### [What you will do]
Print the lines beginning with the one that contains "Write the TikZ code for this diagram." and ending with the one that contains "(original-\\equipment manufacturers\\inside/outside host", exactly, both included, and no other lines.

### [Record set]
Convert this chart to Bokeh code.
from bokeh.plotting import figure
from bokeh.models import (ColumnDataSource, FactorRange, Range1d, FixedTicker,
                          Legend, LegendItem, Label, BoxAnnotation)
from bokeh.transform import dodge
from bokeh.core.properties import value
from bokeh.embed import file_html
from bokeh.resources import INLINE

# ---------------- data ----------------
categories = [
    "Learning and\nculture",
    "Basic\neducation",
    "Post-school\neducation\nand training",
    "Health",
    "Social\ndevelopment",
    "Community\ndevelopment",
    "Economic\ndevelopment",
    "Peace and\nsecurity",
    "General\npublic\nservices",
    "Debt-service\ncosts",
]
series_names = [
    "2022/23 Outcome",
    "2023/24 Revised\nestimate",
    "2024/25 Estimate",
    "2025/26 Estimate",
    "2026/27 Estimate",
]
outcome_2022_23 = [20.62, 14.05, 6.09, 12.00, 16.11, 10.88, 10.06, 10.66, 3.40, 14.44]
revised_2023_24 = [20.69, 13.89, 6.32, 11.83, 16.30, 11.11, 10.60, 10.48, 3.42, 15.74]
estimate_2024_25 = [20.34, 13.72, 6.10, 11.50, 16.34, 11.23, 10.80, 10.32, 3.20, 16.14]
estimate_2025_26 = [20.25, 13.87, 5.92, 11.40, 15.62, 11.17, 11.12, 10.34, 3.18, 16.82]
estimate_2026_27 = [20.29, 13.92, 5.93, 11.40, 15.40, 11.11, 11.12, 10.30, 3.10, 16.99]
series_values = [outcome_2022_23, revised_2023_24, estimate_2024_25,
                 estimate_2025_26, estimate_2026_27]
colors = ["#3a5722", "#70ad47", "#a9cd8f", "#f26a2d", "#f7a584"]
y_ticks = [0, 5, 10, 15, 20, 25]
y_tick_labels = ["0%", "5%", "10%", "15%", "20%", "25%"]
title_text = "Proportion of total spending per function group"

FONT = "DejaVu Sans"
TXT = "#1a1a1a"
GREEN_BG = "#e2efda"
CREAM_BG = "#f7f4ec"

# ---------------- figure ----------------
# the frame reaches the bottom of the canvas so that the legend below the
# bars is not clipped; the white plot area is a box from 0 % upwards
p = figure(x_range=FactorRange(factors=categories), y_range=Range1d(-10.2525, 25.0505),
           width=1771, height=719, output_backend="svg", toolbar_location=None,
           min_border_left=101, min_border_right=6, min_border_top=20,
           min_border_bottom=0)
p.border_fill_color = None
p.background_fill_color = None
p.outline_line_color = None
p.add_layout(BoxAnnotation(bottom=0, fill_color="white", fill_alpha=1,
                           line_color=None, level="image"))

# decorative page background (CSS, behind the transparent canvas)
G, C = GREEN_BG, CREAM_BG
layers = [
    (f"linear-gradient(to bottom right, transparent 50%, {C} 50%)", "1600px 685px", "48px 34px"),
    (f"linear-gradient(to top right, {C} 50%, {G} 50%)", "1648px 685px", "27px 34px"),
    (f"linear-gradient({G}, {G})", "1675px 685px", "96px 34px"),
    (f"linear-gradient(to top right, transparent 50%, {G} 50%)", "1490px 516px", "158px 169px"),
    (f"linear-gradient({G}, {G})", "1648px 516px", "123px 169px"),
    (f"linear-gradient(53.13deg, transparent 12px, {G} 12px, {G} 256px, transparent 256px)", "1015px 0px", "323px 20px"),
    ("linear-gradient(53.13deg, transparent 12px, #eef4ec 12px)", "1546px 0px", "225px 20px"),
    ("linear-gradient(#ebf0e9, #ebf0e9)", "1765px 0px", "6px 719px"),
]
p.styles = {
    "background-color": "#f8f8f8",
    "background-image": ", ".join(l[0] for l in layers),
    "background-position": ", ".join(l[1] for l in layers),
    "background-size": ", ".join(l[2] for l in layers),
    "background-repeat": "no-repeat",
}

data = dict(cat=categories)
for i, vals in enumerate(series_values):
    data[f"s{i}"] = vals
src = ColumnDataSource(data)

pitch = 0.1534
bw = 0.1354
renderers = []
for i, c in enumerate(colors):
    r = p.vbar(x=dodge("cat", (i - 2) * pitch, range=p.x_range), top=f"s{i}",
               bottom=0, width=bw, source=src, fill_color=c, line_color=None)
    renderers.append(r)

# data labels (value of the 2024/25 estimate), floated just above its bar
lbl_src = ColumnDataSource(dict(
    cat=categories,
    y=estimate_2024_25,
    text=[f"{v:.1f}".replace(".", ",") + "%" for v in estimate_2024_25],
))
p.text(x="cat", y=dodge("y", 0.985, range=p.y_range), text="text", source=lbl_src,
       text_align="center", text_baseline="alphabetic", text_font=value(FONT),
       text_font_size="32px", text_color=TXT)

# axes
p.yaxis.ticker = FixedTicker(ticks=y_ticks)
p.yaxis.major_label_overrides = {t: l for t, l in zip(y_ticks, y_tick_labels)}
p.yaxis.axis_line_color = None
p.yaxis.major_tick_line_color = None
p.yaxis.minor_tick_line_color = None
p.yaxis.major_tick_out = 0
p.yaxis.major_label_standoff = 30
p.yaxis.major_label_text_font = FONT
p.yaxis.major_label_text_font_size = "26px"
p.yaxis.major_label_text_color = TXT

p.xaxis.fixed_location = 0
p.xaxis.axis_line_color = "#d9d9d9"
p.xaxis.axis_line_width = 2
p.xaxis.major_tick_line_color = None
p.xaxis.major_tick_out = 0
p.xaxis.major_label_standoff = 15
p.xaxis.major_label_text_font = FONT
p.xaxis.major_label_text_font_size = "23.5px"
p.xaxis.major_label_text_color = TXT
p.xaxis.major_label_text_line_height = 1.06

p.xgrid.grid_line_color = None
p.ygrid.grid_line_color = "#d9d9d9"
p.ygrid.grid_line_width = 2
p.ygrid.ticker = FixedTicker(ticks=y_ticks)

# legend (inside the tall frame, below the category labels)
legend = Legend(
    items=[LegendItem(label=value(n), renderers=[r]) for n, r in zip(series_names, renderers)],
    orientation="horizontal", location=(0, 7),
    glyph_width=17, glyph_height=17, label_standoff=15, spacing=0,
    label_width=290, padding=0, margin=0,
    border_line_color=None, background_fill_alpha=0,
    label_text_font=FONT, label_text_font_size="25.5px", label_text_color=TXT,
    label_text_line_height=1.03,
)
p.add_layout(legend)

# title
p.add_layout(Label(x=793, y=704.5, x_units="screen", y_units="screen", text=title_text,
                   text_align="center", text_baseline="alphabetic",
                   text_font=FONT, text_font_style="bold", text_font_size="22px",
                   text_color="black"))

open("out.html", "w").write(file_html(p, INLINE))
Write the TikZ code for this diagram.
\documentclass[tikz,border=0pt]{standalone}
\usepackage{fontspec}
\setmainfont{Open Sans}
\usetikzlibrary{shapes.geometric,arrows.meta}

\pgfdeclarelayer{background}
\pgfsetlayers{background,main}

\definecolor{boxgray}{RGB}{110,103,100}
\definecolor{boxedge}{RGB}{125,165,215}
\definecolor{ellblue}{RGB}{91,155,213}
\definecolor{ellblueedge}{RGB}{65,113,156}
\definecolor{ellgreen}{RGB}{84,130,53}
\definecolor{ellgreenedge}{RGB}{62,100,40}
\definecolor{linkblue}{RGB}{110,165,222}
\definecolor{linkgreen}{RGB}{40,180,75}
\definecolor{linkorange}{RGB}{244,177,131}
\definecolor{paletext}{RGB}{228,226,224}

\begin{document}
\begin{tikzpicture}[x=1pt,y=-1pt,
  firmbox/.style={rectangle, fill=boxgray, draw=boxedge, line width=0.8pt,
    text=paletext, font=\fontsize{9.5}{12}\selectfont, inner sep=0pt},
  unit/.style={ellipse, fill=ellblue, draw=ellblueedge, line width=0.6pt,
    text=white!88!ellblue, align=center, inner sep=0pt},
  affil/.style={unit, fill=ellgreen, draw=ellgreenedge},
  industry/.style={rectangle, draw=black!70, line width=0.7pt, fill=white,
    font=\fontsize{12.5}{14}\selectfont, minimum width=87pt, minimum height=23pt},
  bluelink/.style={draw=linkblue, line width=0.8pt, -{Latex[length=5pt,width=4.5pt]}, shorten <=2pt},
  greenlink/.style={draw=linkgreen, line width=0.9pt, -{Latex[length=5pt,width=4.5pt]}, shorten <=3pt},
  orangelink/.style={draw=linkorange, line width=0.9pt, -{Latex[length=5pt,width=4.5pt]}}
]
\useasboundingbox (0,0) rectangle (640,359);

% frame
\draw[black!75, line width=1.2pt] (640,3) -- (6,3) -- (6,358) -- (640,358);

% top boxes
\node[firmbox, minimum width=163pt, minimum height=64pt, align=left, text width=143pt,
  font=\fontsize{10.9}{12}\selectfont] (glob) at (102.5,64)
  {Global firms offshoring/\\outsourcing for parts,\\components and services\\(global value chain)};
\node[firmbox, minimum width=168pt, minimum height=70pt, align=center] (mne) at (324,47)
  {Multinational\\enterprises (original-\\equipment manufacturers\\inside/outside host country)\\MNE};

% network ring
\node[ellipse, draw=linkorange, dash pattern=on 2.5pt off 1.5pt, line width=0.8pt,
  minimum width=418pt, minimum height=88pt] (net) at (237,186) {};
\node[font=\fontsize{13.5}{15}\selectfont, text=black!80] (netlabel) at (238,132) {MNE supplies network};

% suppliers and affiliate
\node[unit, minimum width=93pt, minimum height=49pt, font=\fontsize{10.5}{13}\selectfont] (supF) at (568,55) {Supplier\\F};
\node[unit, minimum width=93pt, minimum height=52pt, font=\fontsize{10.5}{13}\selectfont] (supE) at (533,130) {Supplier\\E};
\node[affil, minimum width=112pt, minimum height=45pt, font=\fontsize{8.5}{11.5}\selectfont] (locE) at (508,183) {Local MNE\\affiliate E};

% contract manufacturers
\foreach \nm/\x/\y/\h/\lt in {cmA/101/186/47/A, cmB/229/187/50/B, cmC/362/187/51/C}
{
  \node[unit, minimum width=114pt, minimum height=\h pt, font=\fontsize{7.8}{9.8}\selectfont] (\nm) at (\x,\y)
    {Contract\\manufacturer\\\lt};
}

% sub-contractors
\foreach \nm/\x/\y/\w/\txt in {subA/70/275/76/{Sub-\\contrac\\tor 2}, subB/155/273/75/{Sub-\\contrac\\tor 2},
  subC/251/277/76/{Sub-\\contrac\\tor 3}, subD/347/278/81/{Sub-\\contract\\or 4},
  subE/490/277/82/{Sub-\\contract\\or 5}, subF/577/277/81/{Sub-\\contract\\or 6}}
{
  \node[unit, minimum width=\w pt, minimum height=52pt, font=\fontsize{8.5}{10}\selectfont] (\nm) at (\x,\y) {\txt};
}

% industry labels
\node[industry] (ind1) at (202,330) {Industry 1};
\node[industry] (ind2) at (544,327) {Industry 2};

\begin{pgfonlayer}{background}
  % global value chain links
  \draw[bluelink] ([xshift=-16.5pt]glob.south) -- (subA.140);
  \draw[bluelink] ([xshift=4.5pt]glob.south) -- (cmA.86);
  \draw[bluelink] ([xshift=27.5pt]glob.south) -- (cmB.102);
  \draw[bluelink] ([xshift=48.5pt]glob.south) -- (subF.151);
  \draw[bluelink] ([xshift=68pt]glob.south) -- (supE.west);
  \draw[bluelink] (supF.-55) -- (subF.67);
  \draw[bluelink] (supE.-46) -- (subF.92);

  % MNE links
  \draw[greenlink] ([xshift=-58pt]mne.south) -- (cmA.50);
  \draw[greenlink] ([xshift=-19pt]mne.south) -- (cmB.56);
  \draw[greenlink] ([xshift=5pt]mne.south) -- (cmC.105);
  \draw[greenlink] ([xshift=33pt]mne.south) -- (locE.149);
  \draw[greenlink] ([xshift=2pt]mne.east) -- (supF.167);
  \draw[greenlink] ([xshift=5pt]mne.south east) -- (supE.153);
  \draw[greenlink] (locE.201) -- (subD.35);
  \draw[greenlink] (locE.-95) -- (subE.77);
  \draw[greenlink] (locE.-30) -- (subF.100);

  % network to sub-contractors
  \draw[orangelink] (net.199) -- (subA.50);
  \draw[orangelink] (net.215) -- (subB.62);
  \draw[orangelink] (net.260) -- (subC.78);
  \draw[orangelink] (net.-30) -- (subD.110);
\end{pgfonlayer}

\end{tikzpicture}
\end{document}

### [Response to the task]
Write the TikZ code for this diagram.
\documentclass[tikz,border=0pt]{standalone}
\usepackage{fontspec}
\setmainfont{Open Sans}
\usetikzlibrary{shapes.geometric,arrows.meta}

\pgfdeclarelayer{background}
\pgfsetlayers{background,main}

\definecolor{boxgray}{RGB}{110,103,100}
\definecolor{boxedge}{RGB}{125,165,215}
\definecolor{ellblue}{RGB}{91,155,213}
\definecolor{ellblueedge}{RGB}{65,113,156}
\definecolor{ellgreen}{RGB}{84,130,53}
\definecolor{ellgreenedge}{RGB}{62,100,40}
\definecolor{linkblue}{RGB}{110,165,222}
\definecolor{linkgreen}{RGB}{40,180,75}
\definecolor{linkorange}{RGB}{244,177,131}
\definecolor{paletext}{RGB}{228,226,224}

\begin{document}
\begin{tikzpicture}[x=1pt,y=-1pt,
  firmbox/.style={rectangle, fill=boxgray, draw=boxedge, line width=0.8pt,
    text=paletext, font=\fontsize{9.5}{12}\selectfont, inner sep=0pt},
  unit/.style={ellipse, fill=ellblue, draw=ellblueedge, line width=0.6pt,
    text=white!88!ellblue, align=center, inner sep=0pt},
  affil/.style={unit, fill=ellgreen, draw=ellgreenedge},
  industry/.style={rectangle, draw=black!70, line width=0.7pt, fill=white,
    font=\fontsize{12.5}{14}\selectfont, minimum width=87pt, minimum height=23pt},
  bluelink/.style={draw=linkblue, line width=0.8pt, -{Latex[length=5pt,width=4.5pt]}, shorten <=2pt},
  greenlink/.style={draw=linkgreen, line width=0.9pt, -{Latex[length=5pt,width=4.5pt]}, shorten <=3pt},
  orangelink/.style={draw=linkorange, line width=0.9pt, -{Latex[length=5pt,width=4.5pt]}}
]
\useasboundingbox (0,0) rectangle (640,359);

% frame
\draw[black!75, line width=1.2pt] (640,3) -- (6,3) -- (6,358) -- (640,358);

% top boxes
\node[firmbox, minimum width=163pt, minimum height=64pt, align=left, text width=143pt,
  font=\fontsize{10.9}{12}\selectfont] (glob) at (102.5,64)
  {Global firms offshoring/\\outsourcing for parts,\\components and services\\(global value chain)};
\node[firmbox, minimum width=168pt, minimum height=70pt, align=center] (mne) at (324,47)
  {Multinational\\enterprises (original-\\equipment manufacturers\\inside/outside host country)\\MNE};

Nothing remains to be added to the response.